Lines of data
* Start *

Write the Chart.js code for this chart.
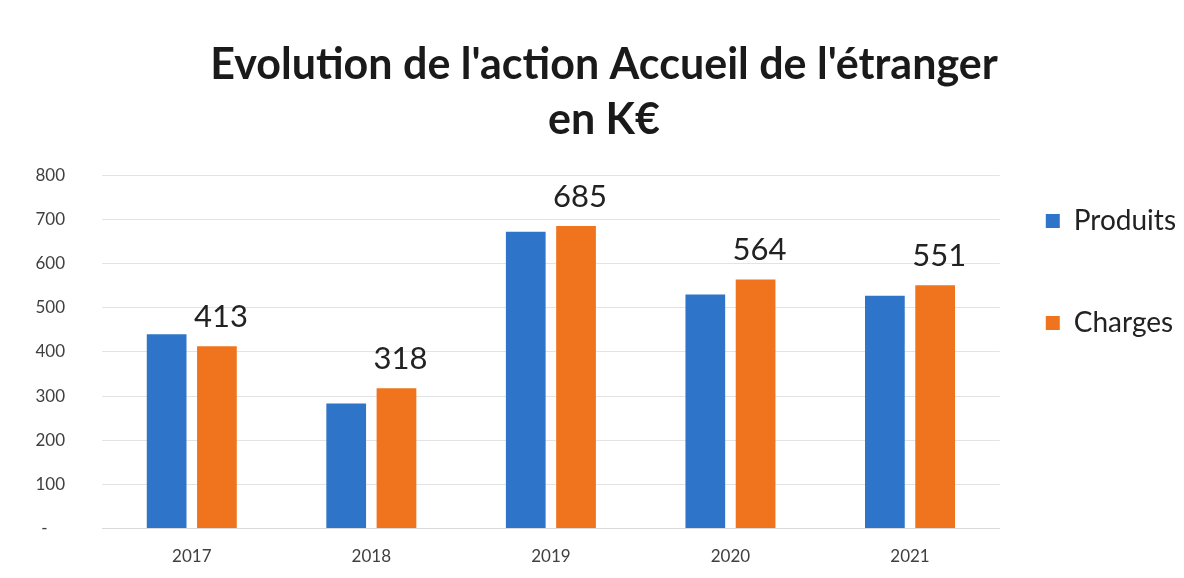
<!DOCTYPE html>
<html>
<head>
<meta charset="utf-8">
<script src="https://cdn.jsdelivr.net/npm/chart.js@4"></script>
<style>
  html, body { margin: 0; padding: 0; background: #ffffff; }
  #wrap { width: 1184px; height: 578px; }
</style>
</head>
<body>
<div id="wrap"><canvas id="c" width="1184" height="578"></canvas></div>
<script>
const categories = ['2017', '2018', '2019', '2020', '2021'];
const produits = [440, 283, 672, 530, 527];
const charges = [413, 318, 685, 564, 551];
const titleLines = ["Evolution de l'action Accueil de l'étranger", 'en K€'];
const seriesNames = ['Produits', 'Charges'];

const labelPlugin = {
  id: 'chargeLabels',
  afterDatasetsDraw(chart) {
    const ctx = chart.ctx;
    const meta = chart.getDatasetMeta(1);
    ctx.save();
    ctx.font = '31px Lato';
    ctx.fillStyle = '#222222';
    ctx.textAlign = 'center';
    ctx.textBaseline = 'bottom';
    meta.data.forEach((el, i) => {
      ctx.fillText(String(charges[i]), el.x + 4, el.y - 14);
    });
    ctx.restore();
  }
};

new Chart(document.getElementById('c'), {
  type: 'bar',
  data: {
    labels: categories,
    datasets: [
      { label: seriesNames[0], data: produits, backgroundColor: '#2e75c9' },
      { label: seriesNames[1], data: charges, backgroundColor: '#ef741d' }
    ]
  },
  options: {
    responsive: false,
    animation: false,
    layout: { padding: { left: 22, right: -2, top: 0, bottom: -7 } },
    datasets: { bar: { categoryPercentage: 0.56, barPercentage: 0.79 } },
    plugins: {
      title: {
        display: true,
        text: titleLines,
        font: { family: 'Lato', size: 43, weight: 'bold', lineHeight: 1.27 },
        color: '#1a1a1a',
        padding: { top: 38, bottom: 28 }
      },
      legend: {
        position: 'right',
        align: 'start',
        title: { display: true, text: ' ', padding: { top: 75, bottom: 74 }, font: { size: 10 } },
        labels: {
          boxWidth: 14, boxHeight: 14,
          padding: 46,
          font: { family: 'Lato', size: 28, lineHeight: 1.0 },
          color: '#222222',
          generateLabels(chart) {
            const items = Chart.defaults.plugins.legend.labels.generateLabels(chart);
            items.forEach((it, i) => { if (i < items.length - 1) it.text = [it.text, ' ']; });
            return items;
          }
        }
      },
      tooltip: { enabled: false }
    },
    scales: {
      x: {
        grid: { display: false, drawTicks: false },
        border: { display: true, color: '#d9d9d9' },
        ticks: { font: { family: 'Lato', size: 17 }, color: '#404040', padding: 18 }
      },
      y: {
        min: 0, max: 800,
        border: { display: false },
        grid: { color: '#e3e3e3', drawTicks: false },
        afterFit(scale) { scale.width = 80; },
        ticks: {
          stepSize: 100,
          font: { family: 'Lato', size: 17 },
          color: '#404040',
          padding: 37,
          callback: (v) => v === 0 ? '-    ' : String(v)
        }
      }
    }
  },
  plugins: [labelPlugin]
});
</script>
</body>
</html>
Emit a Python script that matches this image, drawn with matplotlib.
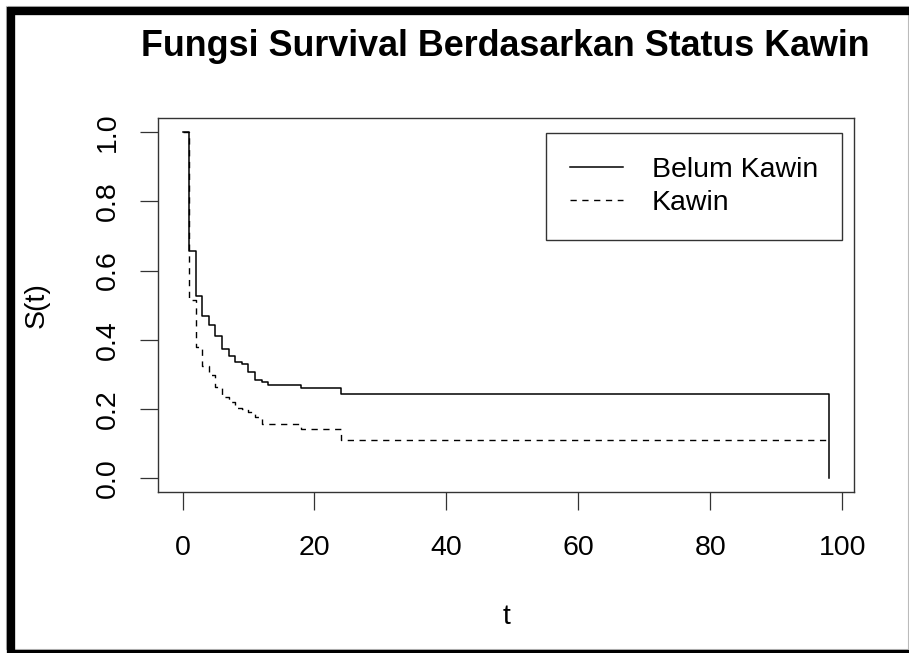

* End *

Short exercise: Copy exactly the lines from the first line of the records above through the line with "const seriesNames = ['Produits', 'Charges'];", both included, and nothing else. Pictures stay out.

Task output:
Write the Chart.js code for this chart.
<!DOCTYPE html>
<html>
<head>
<meta charset="utf-8">
<script src="https://cdn.jsdelivr.net/npm/chart.js@4"></script>
<style>
  html, body { margin: 0; padding: 0; background: #ffffff; }
  #wrap { width: 1184px; height: 578px; }
</style>
</head>
<body>
<div id="wrap"><canvas id="c" width="1184" height="578"></canvas></div>
<script>
const categories = ['2017', '2018', '2019', '2020', '2021'];
const produits = [440, 283, 672, 530, 527];
const charges = [413, 318, 685, 564, 551];
const titleLines = ["Evolution de l'action Accueil de l'étranger", 'en K€'];
const seriesNames = ['Produits', 'Charges'];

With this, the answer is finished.